• Objective:
Without the pictures, extract every line from the start of the material to the line containing "const height = 694;", both ends included.
— Start —
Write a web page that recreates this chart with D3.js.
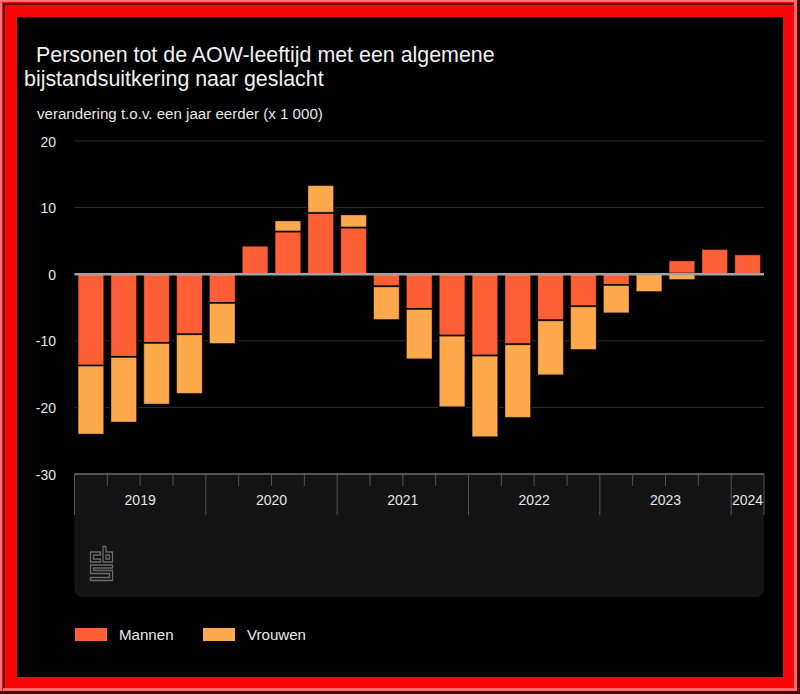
<!DOCTYPE html>
<html>
<head>
<meta charset="utf-8">
<script src="https://cdn.jsdelivr.net/npm/d3@7"></script>
<style>
  html, body { margin: 0; padding: 0; background: #000; }
  svg { display: block; font-family: "Liberation Sans", Arial, sans-serif; }
</style>
</head>
<body>
<svg id="chart" width="800" height="694"></svg>
<script>
const width = 800;
const height = 694;

const quarters = ["2019-1", "2019-2", "2019-3", "2019-4", "2020-1", "2020-2", "2020-3", "2020-4",
  "2021-1", "2021-2", "2021-3", "2021-4", "2022-1", "2022-2", "2022-3", "2022-4",
  "2023-1", "2023-2", "2023-3", "2023-4", "2024-1"];
const mannen = [-13.8, -12.5, -10.4, -9.1, -4.4, 4.2, 6.5, 9.3, 7.1, -1.9, -5.3, -9.3,
  -12.3, -10.6, -7.0, -4.9, -1.7, 0, 2.0, 3.7, 2.9];
const vrouwen = [-10.2, -9.7, -9.1, -8.8, -6.0, 0, 1.5, 4.0, 1.8, -4.9, -7.4, -10.6,
  -12.1, -10.9, -8.1, -6.4, -4.1, -2.6, -0.8, 0, 0];
const years = ["2019", "2020", "2021", "2022", "2023", "2024"];
const yTicks = [20, 10, 0, -10, -20, -30];
const seriesNames = ["Mannen", "Vrouwen"];

const colors = { Mannen: "#ff5f36", Vrouwen: "#ffa94d" };

const svg = d3.select("#chart");

// red picture frame with bevel lines
svg.append("rect").attr("width", width).attr("height", height).attr("fill", "#fa0808");
svg.append("path").attr("d", "M0,0H800V2H2V694H0Z").attr("fill", "#ff7474");
svg.append("path").attr("d", "M3,3H794V5H5V688H3Z").attr("fill", "#5a0000");
svg.append("path").attr("d", "M797,0V691H3V688H794V0Z").attr("fill", "#ff6a6a");
svg.append("path").attr("d", "M800,0V694H0V691H797V0Z").attr("fill", "#4a0000");
svg.append("rect").attr("x", 17).attr("y", 17).attr("width", 766).attr("height", 660).attr("fill", "#000");

const x = d3.scaleBand().domain(quarters).range([74.5, 764]).paddingInner(0.22).paddingOuter(0.11);
const y = d3.scaleLinear().domain([-30, 20]).range([474, 141]);

// gray panel behind the time axis
const panelTop = y(-30);
svg.append("path")
    .attr("d", `M74.5,${panelTop}H764V589a8,8 0 0 1 -8,8H82.5a8,8 0 0 1 -8,-8Z`)
    .attr("fill", "#141414");

// title
svg.append("g").attr("fill", "#f0f0f0").attr("font-size", 21.4)
  .selectAll("text")
  .data([["Personen tot de AOW-leeftijd met een algemene", 36, 62], ["bijstandsuitkering naar geslacht", 24, 86]])
  .join("text")
    .attr("x", d => d[1]).attr("y", d => d[2]).text(d => d[0]);

svg.append("text").attr("x", 37).attr("y", 119).attr("fill", "#e6e6e6").attr("font-size", 15.1)
    .text("verandering t.o.v. een jaar eerder (x 1 000)");

// y axis with grid lines
const yAxis = d3.axisLeft(y).tickValues(yTicks).tickSize(0).tickPadding(0).tickFormat(d => String(d));
svg.append("g")
    .attr("transform", "translate(56,0)")
    .call(yAxis)
    .call(g => g.select(".domain").remove())
    .call(g => g.selectAll("text").attr("fill", "#e6e6e6").attr("font-size", 14)
        .attr("font-family", "Liberation Sans").attr("dy", "0.36em"));

svg.append("g").selectAll("line")
  .data(yTicks.filter(d => d !== 0 && d !== -30))
  .join("line")
    .attr("x1", 74.5).attr("x2", 764)
    .attr("y1", d => y(d)).attr("y2", d => y(d))
    .attr("stroke", "#2e2e2e").attr("stroke-width", 1);

// stacked bars, men start from zero and women continue from the men
const bars = svg.append("g");
quarters.forEach((q, i) => {
  const m = mannen[i];
  const v = vrouwen[i];
  const vStart = (m > 0) === (v > 0) ? m : 0;
  [["Mannen", 0, m], ["Vrouwen", vStart, vStart + v]].forEach(([name, a, b]) => {
    if (a === b) return;
    const barY = y(Math.max(a, b));
    const barH = Math.abs(y(a) - y(b));
    // black halo outside the bar, breaks the grid lines
    bars.append("rect")
        .attr("x", x(q)).attr("width", x.bandwidth())
        .attr("y", barY).attr("height", barH)
        .attr("fill", colors[name])
        .attr("stroke", "#000")
        .attr("stroke-width", 3)
        .attr("paint-order", "stroke");
    // slightly darker edge
    bars.append("rect")
        .attr("x", x(q)).attr("width", x.bandwidth())
        .attr("y", barY).attr("height", barH)
        .attr("fill", "none")
        .attr("stroke", "#000")
        .attr("stroke-opacity", 0.4)
        .attr("stroke-width", 1);
  });
});

svg.append("line").attr("x1", 74.5).attr("x2", 764).attr("y1", y(0)).attr("y2", y(0))
    .attr("stroke", "#a3a3a3").attr("stroke-width", 2.5);

// time axis: quarter ticks and year separators
const step = x.step();
const axisLeft = 74.5;
svg.append("line").attr("x1", axisLeft).attr("x2", 764).attr("y1", y(-30)).attr("y2", y(-30))
    .attr("stroke", "#6e6e6e").attr("stroke-width", 1.5);

const tickIdx = d3.range(0, quarters.length + 1);
svg.append("g").selectAll("line")
  .data(tickIdx)
  .join("line")
    .attr("x1", i => axisLeft + i * step).attr("x2", i => axisLeft + i * step)
    .attr("y1", y(-30))
    .attr("y2", i => (i % 4 === 0 || i === quarters.length) ? y(-30) + 41 : y(-30) + 12)
    .attr("stroke", "#555").attr("stroke-width", 1);

svg.append("g").attr("fill", "#e6e6e6").attr("font-size", 14).attr("text-anchor", "middle")
  .selectAll("text")
  .data(years)
  .join("text")
    .attr("x", (d, i) => {
      const first = i * 4;
      const last = Math.min(first + 4, quarters.length);
      return axisLeft + (first + last) / 2 * step;
    })
    .attr("y", 505)
    .text(d => d);

// cbs logo, outline only
svg.append("g").attr("transform", "translate(90,546)")
    .attr("fill", "none").attr("stroke", "#6a6a6a").attr("stroke-width", 1.3)
  .selectAll("path")
  .data([
    "M0.5,6H10.5V9H3.5V13H10.5V16H0.5Z",
    "M13,0.5H16V6H22.5V16H13Z M16,9V13H19.5V9Z",
    "M0.5,19H22.5V22H3.5V24.5H22.5V34.5H0.5V31.5H19.5V27.5H0.5Z"
  ])
  .join("path")
    .attr("d", d => d);

// legend
const legendX = [75, 203];
const legend = svg.append("g").selectAll("g").data(seriesNames).join("g")
    .attr("transform", (d, i) => `translate(${legendX[i]},628)`);
legend.append("rect").attr("width", 32).attr("height", 13)
    .attr("fill", d => colors[d]);
legend.append("text").attr("x", 44).attr("y", 11.5)
    .attr("fill", "#e6e6e6").attr("font-size", 15.1)
    .text(d => d);
</script>
</body>
</html>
— End —
• Output for this exercise:
Write a web page that recreates this chart with D3.js.
<!DOCTYPE html>
<html>
<head>
<meta charset="utf-8">
<script src="https://cdn.jsdelivr.net/npm/d3@7"></script>
<style>
  html, body { margin: 0; padding: 0; background: #000; }
  svg { display: block; font-family: "Liberation Sans", Arial, sans-serif; }
</style>
</head>
<body>
<svg id="chart" width="800" height="694"></svg>
<script>
const width = 800;
const height = 694;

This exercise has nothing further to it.